INPUT MATERIAL ->
## BEGIN
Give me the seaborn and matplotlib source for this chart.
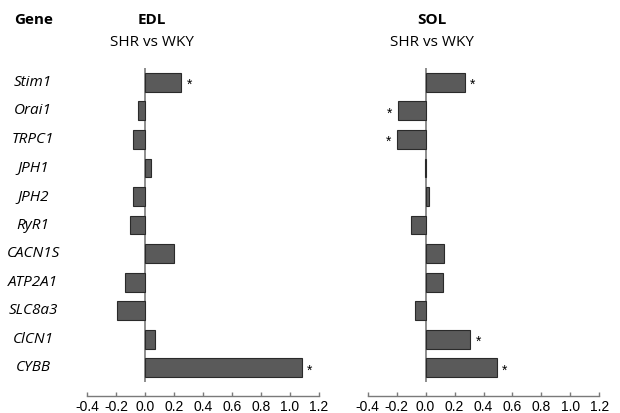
## END
## BEGIN
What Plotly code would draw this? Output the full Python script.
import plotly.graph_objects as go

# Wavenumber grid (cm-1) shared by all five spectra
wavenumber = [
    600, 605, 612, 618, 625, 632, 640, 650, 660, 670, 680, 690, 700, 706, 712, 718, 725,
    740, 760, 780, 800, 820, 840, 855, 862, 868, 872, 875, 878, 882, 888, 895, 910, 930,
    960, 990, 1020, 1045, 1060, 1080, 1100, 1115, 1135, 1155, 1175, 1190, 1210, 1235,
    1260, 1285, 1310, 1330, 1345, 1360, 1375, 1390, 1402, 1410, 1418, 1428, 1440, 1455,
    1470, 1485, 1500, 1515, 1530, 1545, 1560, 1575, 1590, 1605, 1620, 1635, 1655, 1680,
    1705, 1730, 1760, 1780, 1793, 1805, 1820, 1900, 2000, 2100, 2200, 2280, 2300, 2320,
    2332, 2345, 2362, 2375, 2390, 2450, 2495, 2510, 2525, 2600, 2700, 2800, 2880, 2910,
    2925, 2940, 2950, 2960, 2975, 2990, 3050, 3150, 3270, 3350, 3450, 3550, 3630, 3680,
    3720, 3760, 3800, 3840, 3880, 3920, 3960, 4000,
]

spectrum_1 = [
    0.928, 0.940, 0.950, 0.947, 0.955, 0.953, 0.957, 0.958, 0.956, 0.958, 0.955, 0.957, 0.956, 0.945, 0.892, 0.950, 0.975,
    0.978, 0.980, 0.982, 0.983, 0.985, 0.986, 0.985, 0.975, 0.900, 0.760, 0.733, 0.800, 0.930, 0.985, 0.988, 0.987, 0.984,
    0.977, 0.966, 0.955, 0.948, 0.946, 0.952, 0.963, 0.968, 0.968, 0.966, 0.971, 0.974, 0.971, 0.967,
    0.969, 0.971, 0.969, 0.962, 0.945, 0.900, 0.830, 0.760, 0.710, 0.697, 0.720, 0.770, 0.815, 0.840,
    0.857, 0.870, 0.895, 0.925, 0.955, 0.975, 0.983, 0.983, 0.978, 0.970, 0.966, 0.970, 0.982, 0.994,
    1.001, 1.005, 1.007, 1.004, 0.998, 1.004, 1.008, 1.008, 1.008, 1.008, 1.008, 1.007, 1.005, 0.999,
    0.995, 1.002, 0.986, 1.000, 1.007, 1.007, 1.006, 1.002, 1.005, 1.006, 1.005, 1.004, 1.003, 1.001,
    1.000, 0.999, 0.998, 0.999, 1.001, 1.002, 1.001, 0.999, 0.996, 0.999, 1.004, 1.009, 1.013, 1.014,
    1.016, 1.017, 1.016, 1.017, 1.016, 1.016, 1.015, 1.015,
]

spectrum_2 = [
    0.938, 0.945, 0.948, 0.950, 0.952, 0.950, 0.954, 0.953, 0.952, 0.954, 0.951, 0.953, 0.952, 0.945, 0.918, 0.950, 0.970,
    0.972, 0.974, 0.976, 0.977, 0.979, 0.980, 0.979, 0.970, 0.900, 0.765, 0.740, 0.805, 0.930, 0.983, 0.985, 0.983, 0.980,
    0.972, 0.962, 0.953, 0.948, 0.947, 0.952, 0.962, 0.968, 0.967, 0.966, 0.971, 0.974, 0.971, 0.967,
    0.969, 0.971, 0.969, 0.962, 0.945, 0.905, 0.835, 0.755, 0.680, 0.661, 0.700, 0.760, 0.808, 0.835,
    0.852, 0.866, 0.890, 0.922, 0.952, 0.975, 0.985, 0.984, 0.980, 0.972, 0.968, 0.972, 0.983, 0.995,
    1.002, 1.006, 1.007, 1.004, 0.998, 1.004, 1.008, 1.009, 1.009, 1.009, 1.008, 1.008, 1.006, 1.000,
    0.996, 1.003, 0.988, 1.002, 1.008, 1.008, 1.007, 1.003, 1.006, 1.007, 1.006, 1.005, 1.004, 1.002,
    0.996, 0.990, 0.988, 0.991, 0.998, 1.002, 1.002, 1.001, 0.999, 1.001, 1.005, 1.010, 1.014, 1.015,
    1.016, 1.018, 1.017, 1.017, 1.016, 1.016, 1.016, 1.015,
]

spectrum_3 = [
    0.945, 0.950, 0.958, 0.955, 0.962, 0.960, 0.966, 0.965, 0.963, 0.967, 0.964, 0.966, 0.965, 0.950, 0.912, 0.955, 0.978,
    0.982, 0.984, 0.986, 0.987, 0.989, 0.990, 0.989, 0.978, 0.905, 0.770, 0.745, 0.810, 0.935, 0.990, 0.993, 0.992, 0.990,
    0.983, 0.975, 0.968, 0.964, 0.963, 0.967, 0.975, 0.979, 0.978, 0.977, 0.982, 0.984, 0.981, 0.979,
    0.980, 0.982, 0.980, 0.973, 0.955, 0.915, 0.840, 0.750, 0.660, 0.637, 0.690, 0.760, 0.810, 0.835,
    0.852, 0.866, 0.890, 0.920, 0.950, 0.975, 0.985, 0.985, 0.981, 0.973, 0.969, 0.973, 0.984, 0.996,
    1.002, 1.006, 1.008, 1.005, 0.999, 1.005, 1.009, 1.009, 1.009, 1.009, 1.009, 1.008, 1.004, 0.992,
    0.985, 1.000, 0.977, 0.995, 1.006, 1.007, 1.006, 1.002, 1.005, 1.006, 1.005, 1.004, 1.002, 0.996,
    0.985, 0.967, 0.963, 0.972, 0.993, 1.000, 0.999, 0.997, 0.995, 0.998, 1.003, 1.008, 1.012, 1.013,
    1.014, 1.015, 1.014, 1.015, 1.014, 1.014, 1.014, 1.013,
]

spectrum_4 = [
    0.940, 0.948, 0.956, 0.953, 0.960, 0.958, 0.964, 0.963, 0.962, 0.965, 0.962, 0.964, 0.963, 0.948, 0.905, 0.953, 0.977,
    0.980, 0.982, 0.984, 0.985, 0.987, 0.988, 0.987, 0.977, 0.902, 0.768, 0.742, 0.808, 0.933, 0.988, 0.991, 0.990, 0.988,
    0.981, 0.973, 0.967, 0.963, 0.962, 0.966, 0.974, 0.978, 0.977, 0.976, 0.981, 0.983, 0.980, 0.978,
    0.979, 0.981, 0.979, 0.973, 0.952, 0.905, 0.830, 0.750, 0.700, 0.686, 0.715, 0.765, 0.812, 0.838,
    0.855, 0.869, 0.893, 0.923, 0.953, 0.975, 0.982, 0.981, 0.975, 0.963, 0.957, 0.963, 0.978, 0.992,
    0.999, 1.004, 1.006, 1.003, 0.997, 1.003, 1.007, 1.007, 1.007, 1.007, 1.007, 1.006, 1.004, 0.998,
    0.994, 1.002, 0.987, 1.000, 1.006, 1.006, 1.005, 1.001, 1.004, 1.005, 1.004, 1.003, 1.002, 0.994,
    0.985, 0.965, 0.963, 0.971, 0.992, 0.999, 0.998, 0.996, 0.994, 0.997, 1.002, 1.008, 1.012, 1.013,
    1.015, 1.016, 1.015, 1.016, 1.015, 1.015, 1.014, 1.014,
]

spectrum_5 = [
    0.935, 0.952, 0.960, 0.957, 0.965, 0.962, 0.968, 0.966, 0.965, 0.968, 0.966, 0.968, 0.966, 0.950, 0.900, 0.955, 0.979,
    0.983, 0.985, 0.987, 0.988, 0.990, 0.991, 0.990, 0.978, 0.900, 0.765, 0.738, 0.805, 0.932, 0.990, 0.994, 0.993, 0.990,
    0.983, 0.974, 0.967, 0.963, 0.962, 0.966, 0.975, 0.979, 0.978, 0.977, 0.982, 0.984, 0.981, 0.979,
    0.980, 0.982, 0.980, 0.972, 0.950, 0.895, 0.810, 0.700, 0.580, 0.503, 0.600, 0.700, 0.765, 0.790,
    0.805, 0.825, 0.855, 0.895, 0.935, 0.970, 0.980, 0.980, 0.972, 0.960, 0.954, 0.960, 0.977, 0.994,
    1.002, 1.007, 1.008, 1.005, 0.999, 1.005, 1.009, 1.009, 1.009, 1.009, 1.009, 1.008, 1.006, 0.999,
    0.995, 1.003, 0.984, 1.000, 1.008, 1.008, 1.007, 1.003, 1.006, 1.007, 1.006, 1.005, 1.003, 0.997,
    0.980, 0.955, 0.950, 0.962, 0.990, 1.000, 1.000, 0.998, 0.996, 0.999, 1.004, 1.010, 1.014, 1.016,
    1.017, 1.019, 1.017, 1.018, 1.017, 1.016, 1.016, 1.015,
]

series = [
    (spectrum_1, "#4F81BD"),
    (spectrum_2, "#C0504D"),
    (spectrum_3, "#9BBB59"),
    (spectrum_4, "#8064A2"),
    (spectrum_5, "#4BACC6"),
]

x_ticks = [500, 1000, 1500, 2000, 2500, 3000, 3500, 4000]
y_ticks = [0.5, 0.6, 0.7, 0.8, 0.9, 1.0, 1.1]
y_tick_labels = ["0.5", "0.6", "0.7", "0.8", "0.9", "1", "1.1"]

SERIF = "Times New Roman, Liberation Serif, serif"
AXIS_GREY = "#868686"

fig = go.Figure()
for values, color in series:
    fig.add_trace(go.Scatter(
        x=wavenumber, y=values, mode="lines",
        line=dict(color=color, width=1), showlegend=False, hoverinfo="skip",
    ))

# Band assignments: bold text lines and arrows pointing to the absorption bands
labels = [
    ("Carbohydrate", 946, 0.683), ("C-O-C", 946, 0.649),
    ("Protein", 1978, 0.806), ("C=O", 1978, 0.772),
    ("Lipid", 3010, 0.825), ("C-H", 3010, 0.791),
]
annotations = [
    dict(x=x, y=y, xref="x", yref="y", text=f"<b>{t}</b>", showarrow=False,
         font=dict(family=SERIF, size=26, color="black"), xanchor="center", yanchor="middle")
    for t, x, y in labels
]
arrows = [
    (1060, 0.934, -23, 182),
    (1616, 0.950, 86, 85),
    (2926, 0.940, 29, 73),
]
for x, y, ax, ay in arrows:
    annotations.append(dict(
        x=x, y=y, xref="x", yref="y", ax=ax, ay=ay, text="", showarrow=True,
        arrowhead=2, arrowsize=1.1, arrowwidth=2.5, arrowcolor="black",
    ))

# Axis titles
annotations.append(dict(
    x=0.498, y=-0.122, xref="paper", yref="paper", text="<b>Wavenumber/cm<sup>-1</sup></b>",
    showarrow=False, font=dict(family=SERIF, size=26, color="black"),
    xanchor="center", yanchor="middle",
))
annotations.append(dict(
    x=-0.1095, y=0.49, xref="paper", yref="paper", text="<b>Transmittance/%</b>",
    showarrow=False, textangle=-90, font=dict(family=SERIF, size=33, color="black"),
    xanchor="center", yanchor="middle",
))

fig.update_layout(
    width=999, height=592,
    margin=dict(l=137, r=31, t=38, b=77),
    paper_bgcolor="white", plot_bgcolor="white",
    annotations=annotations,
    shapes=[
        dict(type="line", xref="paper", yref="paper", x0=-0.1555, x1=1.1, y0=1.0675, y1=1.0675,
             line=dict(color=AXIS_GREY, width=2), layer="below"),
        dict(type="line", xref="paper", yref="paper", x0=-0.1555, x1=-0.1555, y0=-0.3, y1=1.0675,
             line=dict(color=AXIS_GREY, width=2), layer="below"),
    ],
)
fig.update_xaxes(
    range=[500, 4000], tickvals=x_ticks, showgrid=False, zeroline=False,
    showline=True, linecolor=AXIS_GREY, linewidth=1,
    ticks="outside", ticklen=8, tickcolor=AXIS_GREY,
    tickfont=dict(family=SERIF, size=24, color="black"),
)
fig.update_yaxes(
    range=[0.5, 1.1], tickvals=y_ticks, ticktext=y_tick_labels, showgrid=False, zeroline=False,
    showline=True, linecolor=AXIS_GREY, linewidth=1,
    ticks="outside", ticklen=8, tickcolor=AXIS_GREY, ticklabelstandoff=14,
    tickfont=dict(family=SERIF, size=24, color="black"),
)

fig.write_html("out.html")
## END
## BEGIN
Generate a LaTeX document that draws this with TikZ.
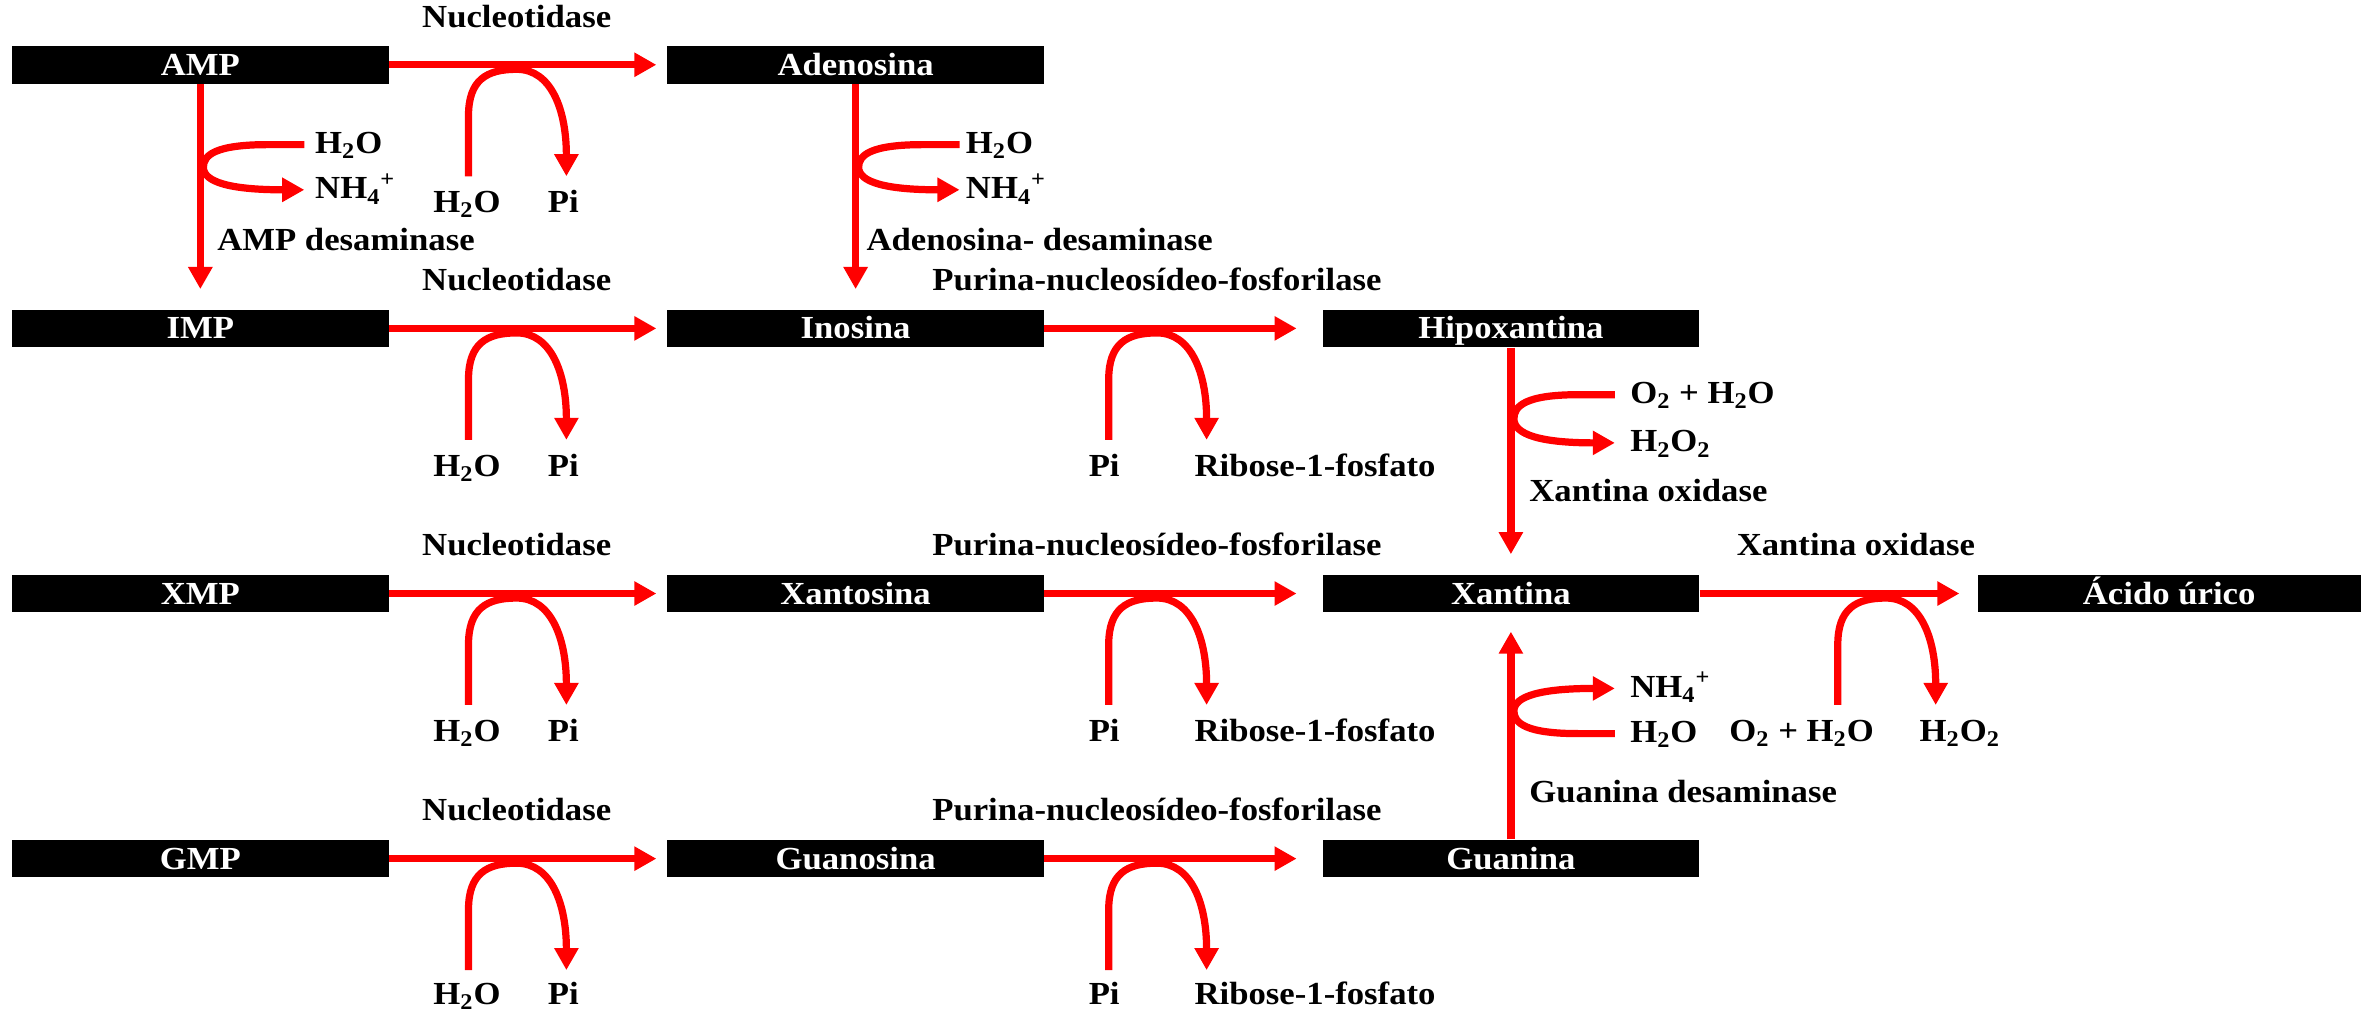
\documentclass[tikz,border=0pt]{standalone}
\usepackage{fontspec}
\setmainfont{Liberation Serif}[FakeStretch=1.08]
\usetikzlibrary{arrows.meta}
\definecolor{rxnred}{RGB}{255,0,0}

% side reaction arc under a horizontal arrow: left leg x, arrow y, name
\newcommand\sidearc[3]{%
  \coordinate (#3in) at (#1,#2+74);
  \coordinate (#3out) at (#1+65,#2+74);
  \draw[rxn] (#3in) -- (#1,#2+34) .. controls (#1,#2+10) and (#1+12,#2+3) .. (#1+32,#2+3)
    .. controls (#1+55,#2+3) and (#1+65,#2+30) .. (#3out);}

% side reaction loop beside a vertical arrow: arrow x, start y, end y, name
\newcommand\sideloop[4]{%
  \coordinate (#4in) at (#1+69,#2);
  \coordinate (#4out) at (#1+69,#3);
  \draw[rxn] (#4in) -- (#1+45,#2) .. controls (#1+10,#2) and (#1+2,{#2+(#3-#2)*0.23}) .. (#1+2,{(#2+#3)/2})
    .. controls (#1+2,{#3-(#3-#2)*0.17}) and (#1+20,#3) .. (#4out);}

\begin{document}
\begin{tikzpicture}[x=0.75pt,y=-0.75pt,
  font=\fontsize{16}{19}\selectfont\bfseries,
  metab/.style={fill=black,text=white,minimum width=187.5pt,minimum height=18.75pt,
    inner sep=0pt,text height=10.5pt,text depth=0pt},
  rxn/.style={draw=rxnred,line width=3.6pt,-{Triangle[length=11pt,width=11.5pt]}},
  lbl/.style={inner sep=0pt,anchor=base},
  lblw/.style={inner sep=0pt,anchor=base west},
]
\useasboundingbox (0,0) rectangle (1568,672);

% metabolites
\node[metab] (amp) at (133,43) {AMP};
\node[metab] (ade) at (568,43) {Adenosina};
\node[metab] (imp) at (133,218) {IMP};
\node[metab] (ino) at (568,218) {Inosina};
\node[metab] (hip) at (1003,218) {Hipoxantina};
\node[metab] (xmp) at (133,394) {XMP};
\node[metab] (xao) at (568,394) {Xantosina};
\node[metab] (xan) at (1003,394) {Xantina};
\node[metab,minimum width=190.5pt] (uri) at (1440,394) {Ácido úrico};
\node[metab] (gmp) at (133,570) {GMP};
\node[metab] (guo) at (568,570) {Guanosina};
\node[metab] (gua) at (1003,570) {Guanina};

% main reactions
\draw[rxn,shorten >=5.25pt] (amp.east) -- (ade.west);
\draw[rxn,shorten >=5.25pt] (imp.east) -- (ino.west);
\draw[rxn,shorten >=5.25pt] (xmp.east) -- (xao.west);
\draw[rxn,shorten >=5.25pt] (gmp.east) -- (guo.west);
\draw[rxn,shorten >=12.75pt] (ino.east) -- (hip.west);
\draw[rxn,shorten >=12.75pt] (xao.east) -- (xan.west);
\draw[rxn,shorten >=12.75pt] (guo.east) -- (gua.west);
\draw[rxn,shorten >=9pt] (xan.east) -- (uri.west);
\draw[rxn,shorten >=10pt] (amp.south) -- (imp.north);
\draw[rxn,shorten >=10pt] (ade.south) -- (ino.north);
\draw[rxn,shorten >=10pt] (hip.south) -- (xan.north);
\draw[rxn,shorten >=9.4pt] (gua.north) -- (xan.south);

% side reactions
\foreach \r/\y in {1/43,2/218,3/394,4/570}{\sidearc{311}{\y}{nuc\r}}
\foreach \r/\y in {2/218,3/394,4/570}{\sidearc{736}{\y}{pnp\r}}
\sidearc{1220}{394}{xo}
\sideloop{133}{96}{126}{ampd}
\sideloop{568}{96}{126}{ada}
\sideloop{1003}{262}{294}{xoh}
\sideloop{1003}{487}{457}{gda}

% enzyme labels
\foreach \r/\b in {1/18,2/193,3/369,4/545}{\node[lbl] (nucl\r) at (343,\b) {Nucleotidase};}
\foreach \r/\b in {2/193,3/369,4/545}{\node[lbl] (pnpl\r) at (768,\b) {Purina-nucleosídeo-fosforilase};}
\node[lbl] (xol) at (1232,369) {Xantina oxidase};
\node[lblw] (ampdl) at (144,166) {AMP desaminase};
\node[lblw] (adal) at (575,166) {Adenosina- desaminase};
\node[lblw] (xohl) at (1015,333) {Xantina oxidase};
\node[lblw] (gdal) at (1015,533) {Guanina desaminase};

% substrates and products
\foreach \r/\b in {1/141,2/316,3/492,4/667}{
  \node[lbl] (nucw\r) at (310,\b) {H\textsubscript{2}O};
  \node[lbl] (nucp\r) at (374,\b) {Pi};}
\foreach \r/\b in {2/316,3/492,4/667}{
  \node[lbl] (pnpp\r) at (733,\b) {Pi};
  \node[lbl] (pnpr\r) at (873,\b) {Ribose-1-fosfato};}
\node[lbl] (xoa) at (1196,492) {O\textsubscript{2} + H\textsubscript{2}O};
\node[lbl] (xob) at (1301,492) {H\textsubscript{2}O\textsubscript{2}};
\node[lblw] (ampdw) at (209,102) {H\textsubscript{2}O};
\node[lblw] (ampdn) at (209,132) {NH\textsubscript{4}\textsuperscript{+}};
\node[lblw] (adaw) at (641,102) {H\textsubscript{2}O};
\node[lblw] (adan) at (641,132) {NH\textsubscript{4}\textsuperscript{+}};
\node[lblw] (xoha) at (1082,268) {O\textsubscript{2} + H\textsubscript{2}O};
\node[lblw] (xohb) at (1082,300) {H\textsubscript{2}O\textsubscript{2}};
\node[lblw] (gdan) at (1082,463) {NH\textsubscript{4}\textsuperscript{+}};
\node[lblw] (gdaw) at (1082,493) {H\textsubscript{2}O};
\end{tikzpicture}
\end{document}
## END
From the records above, transcribe without alteration every line from the one with "What Plotly code" to the one with "import plotly.graph_objects as go", inclusive.

What Plotly code would draw this? Output the full Python script.
import plotly.graph_objects as go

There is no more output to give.